Эти возвращающиеся темы, эта структуральная символика не наложена на меня извне, она не "накрывает" меня, она составляет мою сущность, меня самое - неотделимая, как форма от содержания. Без нее я только кости, мускулы, кожа, или вода и соль, или формула. Эта симво-лика - моя форма, которая есть и мое содержание, она - мое содержание, которое есть и моя форма. В ней я умираю и воскресаю всю жизнь, держась за нее, потому что без нее я - не я, потому что бессмысленность и непрочность мира начинает показывать мне свое лицо. Только в себе можно найти то, на чем можно (и нужно) стоять, да еще, может быть, крепко прихватив другого кого-нибудь, прижав его к себе, помогая ему не соскользнуть, не обещая ему вечности, но обещая возможность последних пределов реальности, которых он ищет. И обещая ему память - хранительницу воображения - наперекор времени.
- Тебя нельзя разрушить, ты можешь только умереть, - сказал мне как-то Ходасевич.
Мне хотелось писать, я искала все возможные пути индивидуального освобождения, но я никогда не могли жертвовать минутой живой жизни ради строчки написанного, равновесием ради рукописи, бурей внутри меня ради мелодии стихов. Для этого я слишком любила самое жизнь. Я хотела быть, во-первых, человеком, во-вторых, образованным человеком, в-третьих, современным образованным человеком, в-четвертых, современным образованным человеком в гармонии с собой и в гармонии с дисгармонией страшною мира. И только в-пятых я хотела писать - не для читателя-друга, а для очищения себя, если успею познать себя перед тем, как только умереть.
Он считал, что меня нельзя разрушшь, но вместе с тем он не мог не видеть минут моей слабости. В то время я тайно боялась людей, будучи жадной до них, - и тех, кому нравилась, и тех, кому не нравилась, и даже больше первых, чем вторых. Я помню напряжение внутри от желания скрыть этот страх, и нашу бедность, и болезни Ходасевича, и неуверенность в себе. Я бы не могла говорить о себе в те годы, как говорю сейчас. Многое было не побеждено тогда, не укрощено. Да я и не умела говорить, не умела даже думать. Самое важное было - научиться думать. Научиться думать о себе, о нем, о нас. А может быть, позже научиться думать и о других. Он говорил: учись писать. Но я знала, что самое важное для меня: сначала научиться думать. Ни писать, ни говорить без этого невозможно, потому что сам язык человека есть отражение его разума. Я всегда мечтала успеть созреть перед тем, как только умереть.

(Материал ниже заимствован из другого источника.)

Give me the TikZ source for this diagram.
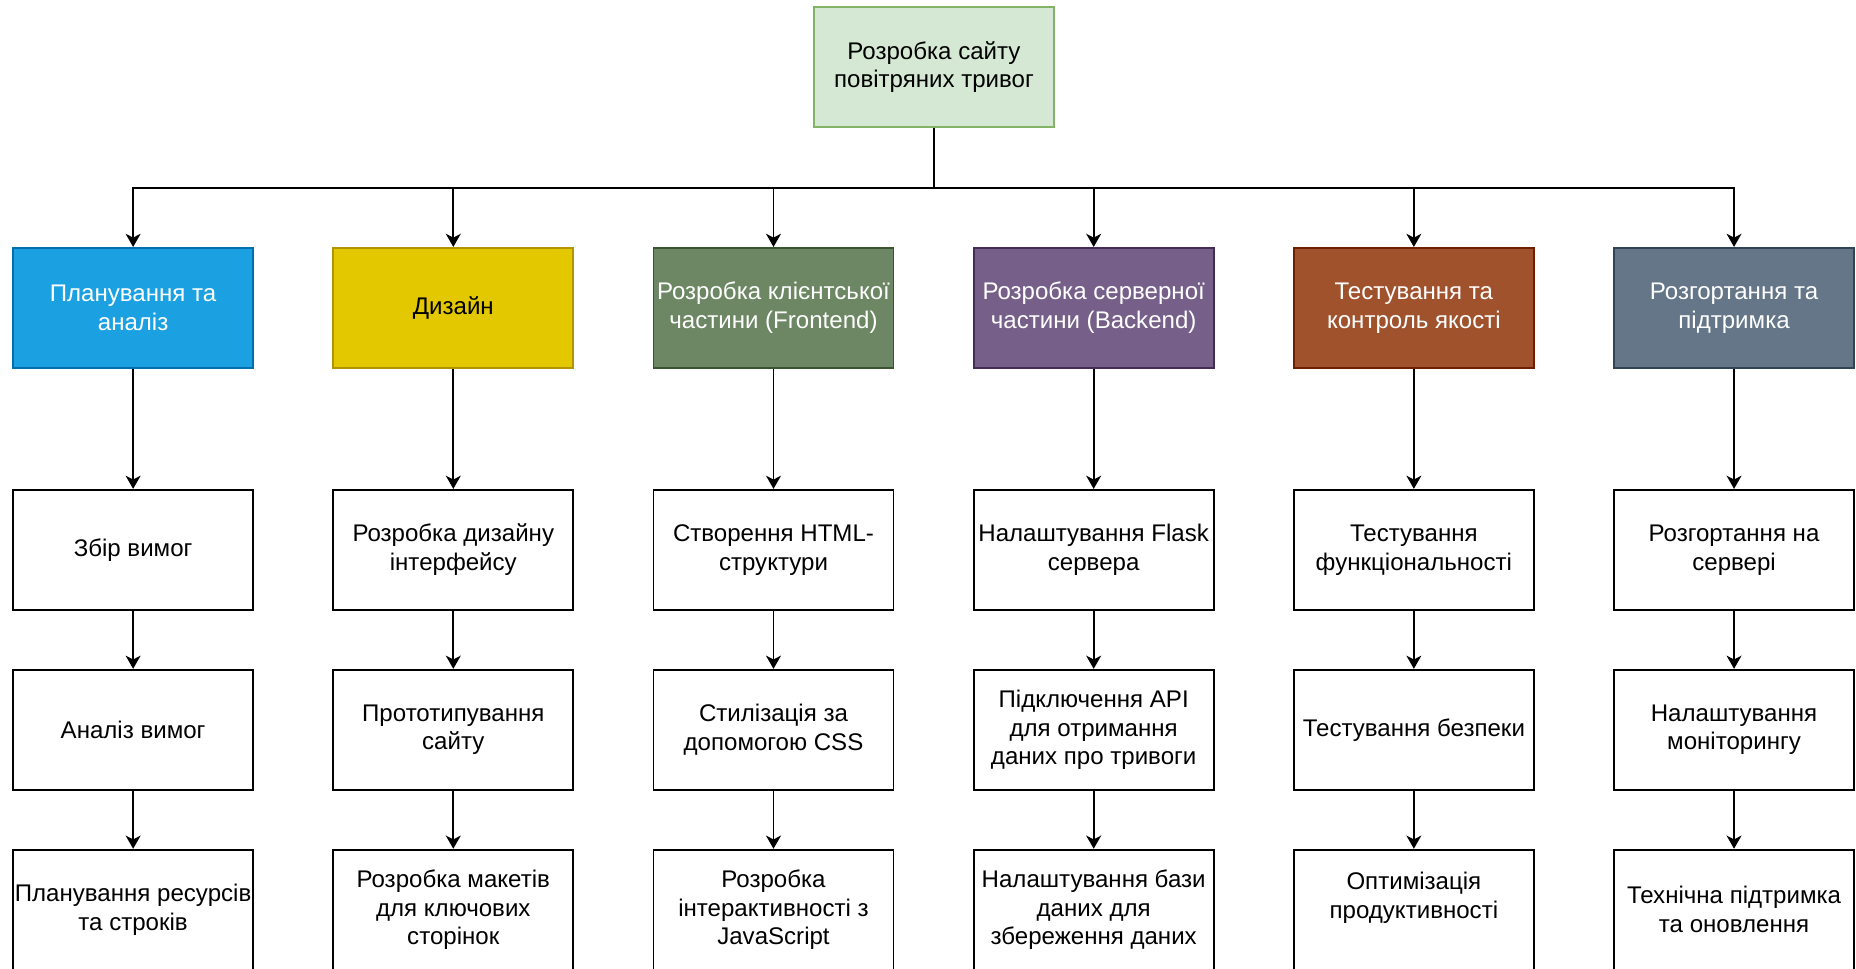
\documentclass[tikz,border=0pt]{standalone}
\usepackage{fontspec}
\setmainfont{Liberation Sans}
\usepackage{xcolor}
\usetikzlibrary{arrows.meta, positioning, calc}

\definecolor{rootfill}{HTML}{D5E8D4}
\definecolor{rootline}{HTML}{82B366}
\definecolor{planfill}{HTML}{1BA1E2}
\definecolor{planline}{HTML}{006EAF}
\definecolor{designfill}{HTML}{E3C800}
\definecolor{designline}{HTML}{B09500}
\definecolor{frontfill}{HTML}{6D8764}
\definecolor{frontline}{HTML}{3A5431}
\definecolor{backfill}{HTML}{76608A}
\definecolor{backline}{HTML}{432D57}
\definecolor{qafill}{HTML}{A0522D}
\definecolor{qaline}{HTML}{6D1F00}
\definecolor{deployfill}{HTML}{647687}
\definecolor{deployline}{HTML}{314354}

\begin{document}
\begin{tikzpicture}[
    % Estilos globales
    node distance=1.16cm and 1.565cm,
    >={Stealth[length=7.5pt, width=8.5pt, inset=2.2pt]},
    % Estilo base de las cajas
    box/.style = {
        rectangle,
        draw=black,
        fill=white,
        line width=1.1pt,
        align=center,
        minimum width=4.8cm,
        minimum height=2.4cm,
        inner sep=1pt,
        font=\fontsize{13.7pt}{16.4pt}\selectfont
    },
    % Nodo raiz (verde)
    root/.style = {box, fill=rootfill, draw=rootline},
    % Fases (colores, texto blanco)
    phase/.style = {box, text=white},
    % Tareas (blanco)
    task/.style = {box},
    % Estilo de las lineas
    connection/.style = {draw, ->, line width=1.1pt, black}
]

    % --- MARGENES ---
    \useasboundingbox (-18.68,1.34) rectangle (18.44,-18.04);

    % --- NODOS ---

    % Nodo raiz
    \node [root] (root) at (0,0) {Розробка сайту\\повітряних тривог};
    \coordinate [below=1.2cm of root] (bus);

    % Fases: primero la del centro, luego a los lados
    \node [phase, fill=frontfill, draw=frontline, below=2.38cm of root, xshift=-3.21cm] (front) {Розробка клієнтської\\частини (Frontend)};
    \node [phase, fill=designfill, draw=designline, text=black, left=of front] (design) {Дизайн};
    \node [phase, fill=planfill, draw=planline, left=of design] (plan) {Планування та\\аналіз};
    \node [phase, fill=backfill, draw=backline, right=of front] (back) {Розробка серверної\\частини (Backend)};
    \node [phase, fill=qafill, draw=qaline, right=of back] (qa) {Тестування та\\контроль якості};
    \node [phase, fill=deployfill, draw=deployline, right=of qa] (deploy) {Розгортання та\\підтримка};

    % Columna 1: planificacion
    \node [task, below=2.4cm of plan] (plan1) {Збір вимог};
    \node [task, below=of plan1] (plan2) {Аналіз вимог};
    \node [task, below=of plan2] (plan3) {Планування ресурсів\\та строків};

    % Columna 2: diseno
    \node [task, below=2.4cm of design] (design1) {Розробка дизайну\\інтерфейсу};
    \node [task, below=of design1] (design2) {Прототипування\\сайту};
    \node [task, below=of design2] (design3) {Розробка макетів\\для ключових\\сторінок};

    % Columna 3: frontend
    \node [task, below=2.4cm of front] (front1) {Створення HTML-\\структури};
    \node [task, below=of front1] (front2) {Стилізація за\\допомогою CSS};
    \node [task, below=of front2] (front3) {Розробка\\інтерактивності з\\JavaScript};

    % Columna 4: backend
    \node [task, below=2.4cm of back] (back1) {Налаштування Flask\\сервера};
    \node [task, below=of back1] (back2) {Підключення API\\для отримання\\даних про тривоги};
    \node [task, below=of back2] (back3) {Налаштування бази\\даних для\\збереження даних};

    % Columna 5: pruebas
    \node [task, below=2.4cm of qa] (qa1) {Тестування\\функціональності};
    \node [task, below=of qa1] (qa2) {Тестування безпеки};
    \node [task, below=of qa2] (qa3) {Оптимізація\\продуктивності\\\mbox{}};

    % Columna 6: despliegue
    \node [task, below=2.4cm of deploy] (deploy1) {Розгортання на\\сервері};
    \node [task, below=of deploy1] (deploy2) {Налаштування\\моніторингу};
    \node [task, below=of deploy2] (deploy3) {Технічна підтримка\\та оновлення};

    % --- CONEXIONES ---

    % Raiz hacia las fases (bus horizontal)
    \draw [connection] (root) |- (bus -| plan) -- (plan);
    \draw [connection] (root) |- (bus -| design) -- (design);
    \draw [connection] (root) |- (bus -| front) -- (front);
    \draw [connection] (root) |- (bus -| back) -- (back);
    \draw [connection] (root) |- (bus -| qa) -- (qa);
    \draw [connection] (root) |- (bus -| deploy) -- (deploy);

    % Cadenas verticales de cada columna
    \draw [connection] (plan) -- (plan1);
    \draw [connection] (plan1) -- (plan2);
    \draw [connection] (plan2) -- (plan3);
    \draw [connection] (design) -- (design1);
    \draw [connection] (design1) -- (design2);
    \draw [connection] (design2) -- (design3);
    \draw [connection] (front) -- (front1);
    \draw [connection] (front1) -- (front2);
    \draw [connection] (front2) -- (front3);
    \draw [connection] (back) -- (back1);
    \draw [connection] (back1) -- (back2);
    \draw [connection] (back2) -- (back3);
    \draw [connection] (qa) -- (qa1);
    \draw [connection] (qa1) -- (qa2);
    \draw [connection] (qa2) -- (qa3);
    \draw [connection] (deploy) -- (deploy1);
    \draw [connection] (deploy1) -- (deploy2);
    \draw [connection] (deploy2) -- (deploy3);

\end{tikzpicture}
\end{document}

Страшное, грозное время - двадцатые и тридцатые годы нашего века. На карте Европы: Англия, Франция, Германия и Россия. В одной правят дураки, в другой - живые трупы, в третьей - злодеи, в четвертой - злодеи и чиновники. Англия разоружается, Франция не способна провести в жизнь свои решения, национал-социалисты вооружаются, предварительно заявив на весь мир, что именно они собираются делать, но их не слышат и им не верят. Там, у нас, начинается политический и культурный термидор, который будет длиться, с краткими перерывами, четверть века. В одном из перерывов будет война, когда погибнет каждый десятый.
Мы сидим с Ходасевичем в остывшей к ночи комнате, вернее, он, как почти всегда, когда дома, лежит, а я сижу в ногах у него, завернувшись в бумазейный капотик, и мы говорим о России, где начинается стремительный конец всего - и старого, и нового, блеснувшего на миг. Всего того, что он любил. Брюсов умер, о Белом не слышно, люди, с которыми он когда-то был связан личной дружбой - Шагинян, Липскеров, А.Эфрос, Чулков, Ю.Верховский, - отошли далеко-далеко. Я говорю о том, что для меня он, не имеющий в себе ни капли русской крови, есть олицетворение России, что я не знаю никого, более связанного с русским Ренессансом первой четверти века, чем он, - он может говорить о смерти Чехова и Толстого как о событиях личной жизни, он знал Блока, он жал руку Скрябину, он сам есть часть этого Ренессанса, один из камней здания, от которого скоро не останется ничего.